We are really excited to present winners of the European Union Prize for Literature (EUPL) Maša Kolanović, the 2020 laureate from Croatia, and Jan Carson, the 2019 laureate from Ireland.
Maša Kolanović (born in Zagreb, 1979) works as an associate professor in the Department of Croatian Studies at the Faculty of Humanities and Social Sciences, University of Zagreb. She graduated from the same faculty with a degree in Croatian language and comparative literature and a PhD. So far, she has published a number of articles on literature and popular culture, as well as the following novels: Sloboština Barbie (V.B.Z., Zagreb, 2008; translated into German as Underground Barbie, Prospero Verlag, Berlin-Münster, 2012) and Poštovani kukci i druge jezive priče (Dear Insects and Other Scary Stories, Profil knjiga d.o.o., Zagreb, 2019). She has also published two poetry books, Pijavice za usamljene (Leeches for the Lonely, Student Center, Zagreb, 2001) and Jamerika (Algoritam, Zagreb, 2013), and one monograph, Udarnik! Buntovnik? Potrošač… (Striker! Rebel? Consumer…, Naklada Ljevak, Zagreb, 2011), and has also edited Komparativni postsocijalizam: slavenska iskustva (Comparative Postsocialism: Slavic Experiences, Zagreb, Slavic School and FF Press, Zagreb, 2013) and The Cultural Life of Capitalism in Yugoslavia (with D. Jelača and D. Lugarić, Palgrave Macmillan, New York and London, 2017).
Jan Carson is a writer and community arts facilitator based in Belfast. Her first novel, Malcolm Orange Disappears was published by Liberties Press in 2014 to critical acclaim, followed by a short story collection, Children’s Children in 2016, and a flash fiction anthology, Postcard Stories (2017): every day in 2015 Jan Carson wrote a short story on the back of a postcard and mailed it to a friend. Each of these tiny stories was inspired by an event, an overheard conversation, a piece of art or just a fleeting glance of something worth thinking about further. The success of this collection lead to Jan Carson becoming the Irish Writers Centre’s first Roaming Writer-In-Residence, 2018, working with aspirant authors who also created ‘postcard stories’.

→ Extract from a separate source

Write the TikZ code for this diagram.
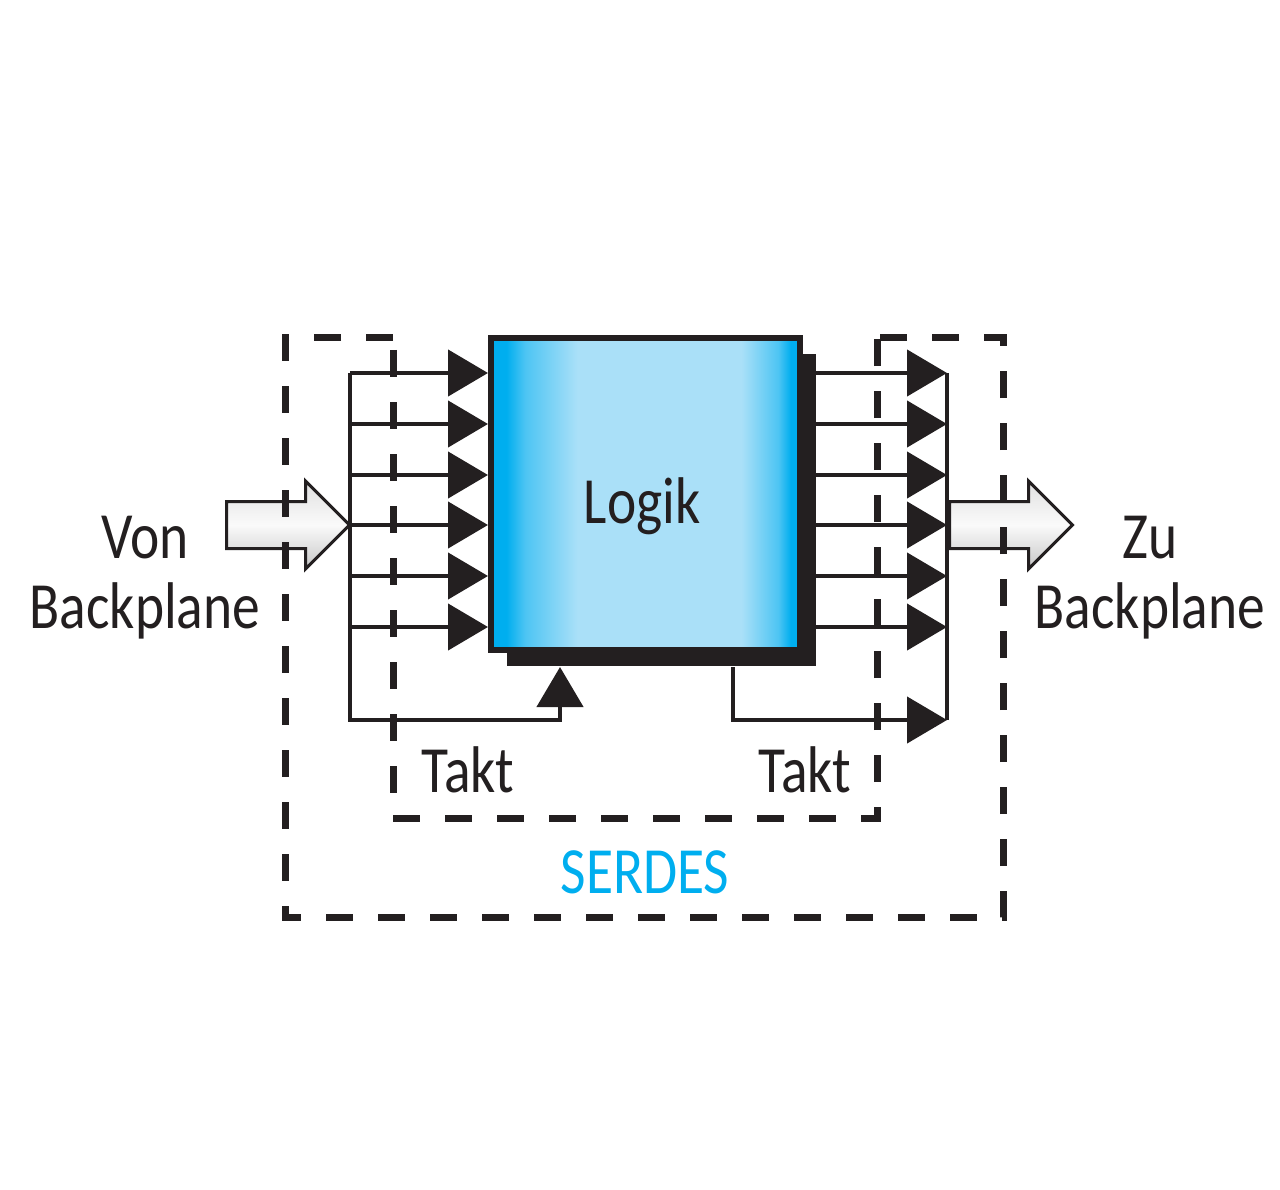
\documentclass[tikz,border=0pt]{standalone}
\usepackage{fontspec}
\setmainfont{Carlito}[FakeStretch=0.84]
\usepackage{tikz}
\usetikzlibrary{arrows.meta, shapes.arrows, shadows}
\definecolor{sdink}{HTML}{231F20}
\definecolor{sdcyan}{HTML}{00AEEF}
\definecolor{sdlight}{HTML}{AAE0F8}
\colorlet{sdmid}{sdcyan!55!sdlight}
\pgfdeclarehorizontalshading{sdcore}{100bp}{color(0bp)=(sdcyan); color(27.5bp)=(sdcyan); color(30.5bp)=(sdmid); color(39bp)=(sdlight);
  color(65.5bp)=(sdlight); color(71.5bp)=(sdmid); color(73.5bp)=(sdcyan); color(100bp)=(sdcyan)}

\begin{document}
\begin{tikzpicture}[x=1pt, y=-1pt,
      txt/.style={font=\fontsize{66}{70}\selectfont, color=sdink, inner sep=0pt},
      sig/.style={line width=4.5pt, color=sdink},
      tip/.style={sig, -{Triangle[length=40pt, width=46pt]}},
      zone/.style={line width=7pt, color=sdink, dash pattern=on 27pt off 25pt},
      bigarrow/.style={single arrow, anchor=tail, draw=sdink, line width=3pt, top color=black!12, bottom color=black!22, middle color=black!2,
                       minimum height=123pt, inner xsep=0pt, inner ysep=22pt, single arrow head extend=20.5pt, single arrow head indent=0pt},
      core/.style={draw=sdink, line width=6pt, shading=sdcore, inner sep=0pt,
                   minimum width=309pt, minimum height=312pt,
                   drop shadow={shadow xshift=16pt, shadow yshift=-16pt, fill=sdink, opacity=1}}]

      \useasboundingbox (0,0) rectangle (1280,1190);

      \node[bigarrow] (inarr) at (225,525) {};
      \node[bigarrow] (outarr) at (948,525) {};

      \draw[zone] (393,338) -- (285,338) -- (285,917) -- (1003,917) -- (1003,338) -- (877,338);
      \draw[zone] (393,350) -- (393,818) -- (877,818) -- (877,338);

      \node[core] (logik) at (645.5,494) {};
      \node[txt, anchor=base] (logiklbl) at (642,523) {Logik};

      \foreach \i/\yy in {1/373, 2/424, 3/475, 4/525, 5/576, 6/627} {
        \coordinate (in\i) at (350,\yy);
        \coordinate (out\i) at (947,\yy);
        \draw[tip] (in\i) -- (in\i -| logik.west);
        \draw[tip] (out\i -| logik.east) -- (out\i);
      }

      \coordinate (inbus) at (350,720);
      \coordinate (clkin) at (560,667);
      \draw[tip] (in1) -- (inbus) -| (clkin);

      \coordinate (outbus) at (947,720);
      \coordinate (clkout) at (733,667);
      \draw[tip] (clkout) |- (outbus);
      \draw[sig] (out1) -- (outbus);

      \node[txt, anchor=base, align=center] (von) at (145,628) {Von\\Backplane};
      \node[txt, anchor=base, align=center] (zu) at (1150,628) {Zu\\Backplane};
      \node[txt, anchor=base] (taktin) at (468,792) {Takt};
      \node[txt, anchor=base] (taktout) at (805,792) {Takt};
      \node[txt, anchor=base, color=sdcyan] (serdes) at (645,893) {SERDES};
    \end{tikzpicture}
\end{document}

Published in journals such as Storm Cellar, Banshee, Harper’s Bazaar and The Honest Ulsterman, Jan Carson received an Arts Council NI Artist’s Career Enhancement Bursary in 2014. She was longlisted for the Sean O’Faolain short story prize in 2015 and won the Harper’s Bazaar short story competition in 2016. In 2014/15, she collaborated with local songwriter Hannah McPhillimy to produce an EP of songs based on her first novel. Hannah and Jan performed this material at music and literary festivals throughout Europe.